### Data supplied
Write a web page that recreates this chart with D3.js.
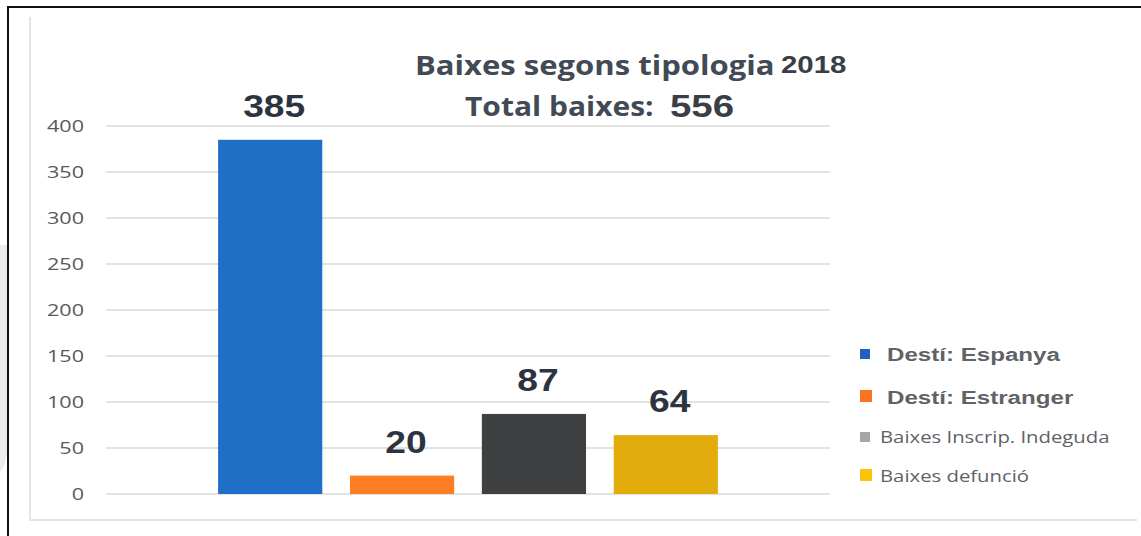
<!DOCTYPE html>
<html>
<head>
<meta charset="utf-8">
<script src="https://cdn.jsdelivr.net/npm/d3@7"></script>
<style>
  body { margin: 0; background: #fff; }
  svg { display: block; }
</style>
</head>
<body>
<div id="chart"></div>
<script>
// data
const categories = ["Destí: Espanya", "Destí: Estranger", "Baixes Inscrip. Indeguda", "Baixes defunció"];
const values = [385, 20, 87, 64];
const colors = ["#1f6fc6", "#fd7e23", "#3f4042", "#e2ad0c"];
const legendColors = ["#1f5fbf", "#fd7322", "#a6a6a6", "#fdc20b"];
const yTicks = [0, 50, 100, 150, 200, 250, 300, 350, 400];
const total = 556;
const year = "2018";

const width = 1141, height = 536;

// the source picture is stretched sideways, so text gets a horizontal scale
const at = (x, y, sx) => `translate(${x},${y}) scale(${sx},1)`;

const svg = d3.select("#chart").append("svg")
    .attr("width", width)
    .attr("height", height);

// grey smudge outside the frame on the left
svg.append("path")
    .attr("d", "M0,245 L7,245 L7,455 Q4,468 0,472 Z")
    .attr("fill", "#ececec");

// outer black frame (top + left visible)
svg.append("path")
    .attr("d", "M8,540 L8,7 L1145,7")
    .attr("fill", "none")
    .attr("stroke", "#111")
    .attr("stroke-width", 2);

// faint inner frame
svg.append("path")
    .attr("d", "M30,17 L30,520 L1137,520")
    .attr("fill", "none")
    .attr("stroke", "#e4e4e4")
    .attr("stroke-width", 2);

const x = d3.scaleBand()
    .domain(categories)
    .range([106, 830])
    .paddingInner(0.21)
    .paddingOuter(0.85);

const y = d3.scaleLinear()
    .domain([0, 400])
    .range([494, 126]);

// gridlines
svg.append("g")
    .selectAll("line")
    .data(yTicks)
    .join("line")
    .attr("x1", 106)
    .attr("x2", 830)
    .attr("y1", d => y(d))
    .attr("y2", d => y(d))
    .attr("stroke", "#e2e2e2")
    .attr("stroke-width", 2);

// y tick labels
svg.append("g")
    .selectAll("text")
    .data(yTicks)
    .join("text")
    .attr("transform", d => at(84, y(d), 1.27))
    .attr("dy", "0.36em")
    .attr("text-anchor", "end")
    .style("font-family", "'Open Sans', sans-serif")
    .style("font-size", "17px")
    .style("fill", "#595959")
    .text(d => d);

// bars
svg.append("g")
    .selectAll("rect")
    .data(values)
    .join("rect")
    .attr("x", (d, i) => x(categories[i]))
    .attr("width", x.bandwidth())
    .attr("y", d => y(d))
    .attr("height", d => y(0) - y(d))
    .attr("fill", (d, i) => colors[i]);

// value labels
svg.append("g")
    .selectAll("text")
    .data(values)
    .join("text")
    .attr("transform", (d, i) => at(x(categories[i]) + x.bandwidth() / 2 + 4, y(d) - 23, 1.2))
    .attr("text-anchor", "middle")
    .style("font-family", "'Liberation Sans', Arial, sans-serif")
    .style("font-weight", "bold")
    .style("font-size", "31px")
    .style("fill", "#2c3440")
    .text(d => d);

// title
svg.append("text")
    .attr("transform", at(415, 75, 1.15))
    .style("font-family", "'Open Sans', sans-serif")
    .style("font-weight", "bold")
    .style("font-size", "27px")
    .style("fill", "#414a55")
    .text("Baixes segons tipologia");
svg.append("text")
    .attr("transform", at(781, 73, 1.28))
    .style("font-family", "'Liberation Sans', Arial, sans-serif")
    .style("font-weight", "bold")
    .style("font-size", "23px")
    .style("fill", "#3a3f47")
    .text(year);

svg.append("text")
    .attr("transform", at(465, 116, 1.11))
    .style("font-family", "'Open Sans', sans-serif")
    .style("font-weight", "bold")
    .style("font-size", "27px")
    .style("fill", "#414a55")
    .text("Total baixes:");
svg.append("text")
    .attr("transform", at(670, 117, 1.2))
    .style("font-family", "'Liberation Sans', Arial, sans-serif")
    .style("font-weight", "bold")
    .style("font-size", "32px")
    .style("fill", "#3a3f47")
    .text(total);

// legend
const legendY = [354, 397, 437, 476];
const legend = svg.append("g")
    .selectAll("g")
    .data(categories)
    .join("g")
    .attr("transform", (d, i) => `translate(860,${legendY[i]})`);

legend.append("rect")
    .attr("x", 0)
    .attr("y", (d, i) => i === 1 || i === 3 ? -7 : -5)
    .attr("width", (d, i) => i === 1 || i === 3 ? 12 : 10)
    .attr("height", (d, i) => i === 1 || i === 3 ? 12 : 10)
    .attr("fill", (d, i) => legendColors[i]);

legend.append("text")
    .attr("transform", (d, i) => at(i < 2 ? 27 : 20, 0, 1.27))
    .attr("dy", "0.35em")
    .style("font-family", (d, i) => i < 2 ? "'Liberation Sans', Arial, sans-serif" : "'Open Sans', sans-serif")
    .style("font-weight", (d, i) => i < 2 ? "bold" : "normal")
    .style("font-size", (d, i) => i < 2 ? "19px" : "16px")
    .style("fill", "#5f6267")
    .text(d => d);
</script>
</body>
</html>
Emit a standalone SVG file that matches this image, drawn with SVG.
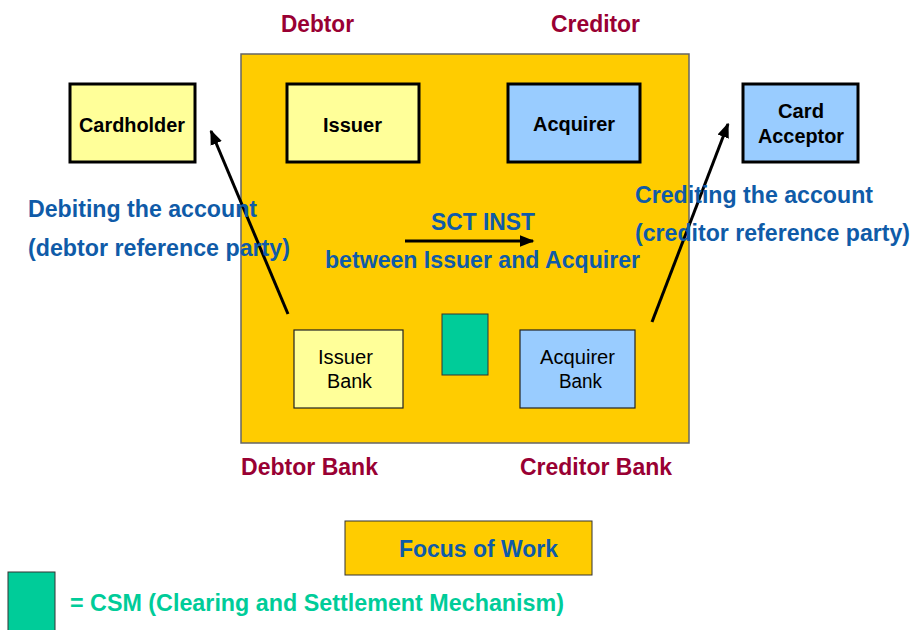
<svg xmlns="http://www.w3.org/2000/svg" width="912" height="630" viewBox="0 0 912 630">
<defs>
<marker id="ah" viewBox="0 0 10 10" refX="9" refY="5" markerWidth="5" markerHeight="5" orient="auto" markerUnits="strokeWidth">
<path d="M0,1 L10,5 L0,9 z" fill="#000"/>
</marker>
<style>
text{font-family:"Liberation Sans",Arial,sans-serif}
.hdr{font-size:23px;font-weight:bold;fill:#990033}
.blue{font-size:23px;font-weight:bold;fill:#0F5BA8}
.nl{font-size:20px;font-weight:bold;fill:#000}
.bl{font-size:20px;fill:#000}
.thick{stroke:#000;stroke-width:3}
.thin{stroke:#222;stroke-width:1.2}
.yel{fill:#FFFF99}
.bluef{fill:#99CCFF}
.green{fill:#00CC99;stroke:#333;stroke-width:1}
.conn{stroke:#000;stroke-width:3;fill:none}
</style>
</defs>
<rect width="912" height="630" fill="#fff"/>
<g id="focus-area">
<rect x="241" y="54" width="448" height="389" fill="#FFCC00" stroke="#666" stroke-width="1.5"/>
</g>
<text class="hdr" x="281" y="32" textLength="73" lengthAdjust="spacingAndGlyphs">Debtor</text>
<text class="hdr" x="551" y="32" textLength="89" lengthAdjust="spacingAndGlyphs">Creditor</text>
<g id="cardholder">
<rect x="70" y="84" width="125" height="78" class="yel thick"/>
<text class="nl" x="79" y="132" textLength="106" lengthAdjust="spacingAndGlyphs">Cardholder</text>
</g>
<g id="issuer">
<rect x="287" y="84" width="132" height="78" class="yel thick"/>
<text class="nl" x="323" y="132" textLength="59" lengthAdjust="spacingAndGlyphs">Issuer</text>
</g>
<g id="acquirer">
<rect x="508" y="84" width="132" height="78" class="bluef thick"/>
<text class="nl" x="533" y="131" textLength="82" lengthAdjust="spacingAndGlyphs">Acquirer</text>
</g>
<g id="card-acceptor">
<rect x="743" y="84" width="115" height="78" class="bluef thick"/>
<text class="nl" x="778" y="118" textLength="46" lengthAdjust="spacingAndGlyphs">Card</text>
<text class="nl" x="758" y="143" textLength="86" lengthAdjust="spacingAndGlyphs">Acceptor</text>
</g>
<g id="issuer-bank">
<rect x="294" y="330" width="109" height="78" class="yel thin"/>
<text class="bl" x="318" y="364" textLength="55" lengthAdjust="spacingAndGlyphs">Issuer</text>
<text class="bl" x="327" y="388" textLength="45" lengthAdjust="spacingAndGlyphs">Bank</text>
</g>
<g id="csm">
<rect x="442" y="314" width="46" height="61" class="green"/>
</g>
<g id="acquirer-bank">
<rect x="520" y="330" width="115" height="78" class="bluef thin"/>
<text class="bl" x="540" y="364" textLength="75" lengthAdjust="spacingAndGlyphs">Acquirer</text>
<text class="bl" x="559" y="388" textLength="43" lengthAdjust="spacingAndGlyphs">Bank</text>
</g>
<g id="connectors">
<line x1="288" y1="314" x2="211" y2="131" class="conn" marker-end="url(#ah)"/>
<line x1="652" y1="322" x2="728" y2="124" class="conn" marker-end="url(#ah)"/>
<line x1="405" y1="241" x2="533" y2="241" class="conn" marker-end="url(#ah)"/>
</g>
<text class="blue" x="28" y="217" textLength="229" lengthAdjust="spacingAndGlyphs">Debiting the account</text>
<text class="blue" x="28" y="256" textLength="262" lengthAdjust="spacingAndGlyphs">(debtor reference party)</text>
<text class="blue" x="431" y="230" textLength="104" lengthAdjust="spacingAndGlyphs">SCT INST</text>
<text class="blue" x="325" y="268" textLength="315" lengthAdjust="spacingAndGlyphs">between Issuer and Acquirer</text>
<text class="blue" x="635" y="203" textLength="238" lengthAdjust="spacingAndGlyphs">Crediting the account</text>
<text class="blue" x="635" y="241" textLength="275" lengthAdjust="spacingAndGlyphs">(creditor reference party)</text>
<text class="hdr" x="241" y="475" textLength="137" lengthAdjust="spacingAndGlyphs">Debtor Bank</text>
<text class="hdr" x="520" y="475" textLength="152" lengthAdjust="spacingAndGlyphs">Creditor Bank</text>
<g id="legend-focus">
<rect x="345" y="521" width="247" height="54" fill="#FFCC00" stroke="#333" stroke-width="1"/>
<text class="blue" x="399" y="557" textLength="159" lengthAdjust="spacingAndGlyphs">Focus of Work</text>
</g>
<g id="legend-csm">
<rect x="8" y="572" width="47" height="62" class="green"/>
<text x="70" y="611" textLength="494" lengthAdjust="spacingAndGlyphs" style="font-size:23px;font-weight:bold;fill:#00CC99">= CSM (Clearing and Settlement Mechanism)</text>
</g>
</svg>
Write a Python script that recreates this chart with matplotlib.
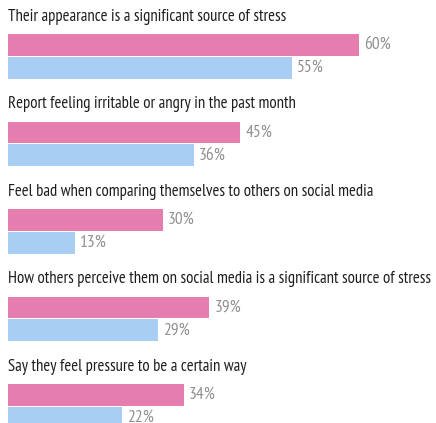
######
### Objective
Write out exactly the opening lines of the data, stopping after the line that holds "const width = 1141, height = 536;". Exclude pictures.

### Solution for this exercise
Write a web page that recreates this chart with D3.js.
<!DOCTYPE html>
<html>
<head>
<meta charset="utf-8">
<script src="https://cdn.jsdelivr.net/npm/d3@7"></script>
<style>
  body { margin: 0; background: #fff; }
  svg { display: block; }
</style>
</head>
<body>
<div id="chart"></div>
<script>
// data
const categories = ["Destí: Espanya", "Destí: Estranger", "Baixes Inscrip. Indeguda", "Baixes defunció"];
const values = [385, 20, 87, 64];
const colors = ["#1f6fc6", "#fd7e23", "#3f4042", "#e2ad0c"];
const legendColors = ["#1f5fbf", "#fd7322", "#a6a6a6", "#fdc20b"];
const yTicks = [0, 50, 100, 150, 200, 250, 300, 350, 400];
const total = 556;
const year = "2018";

const width = 1141, height = 536;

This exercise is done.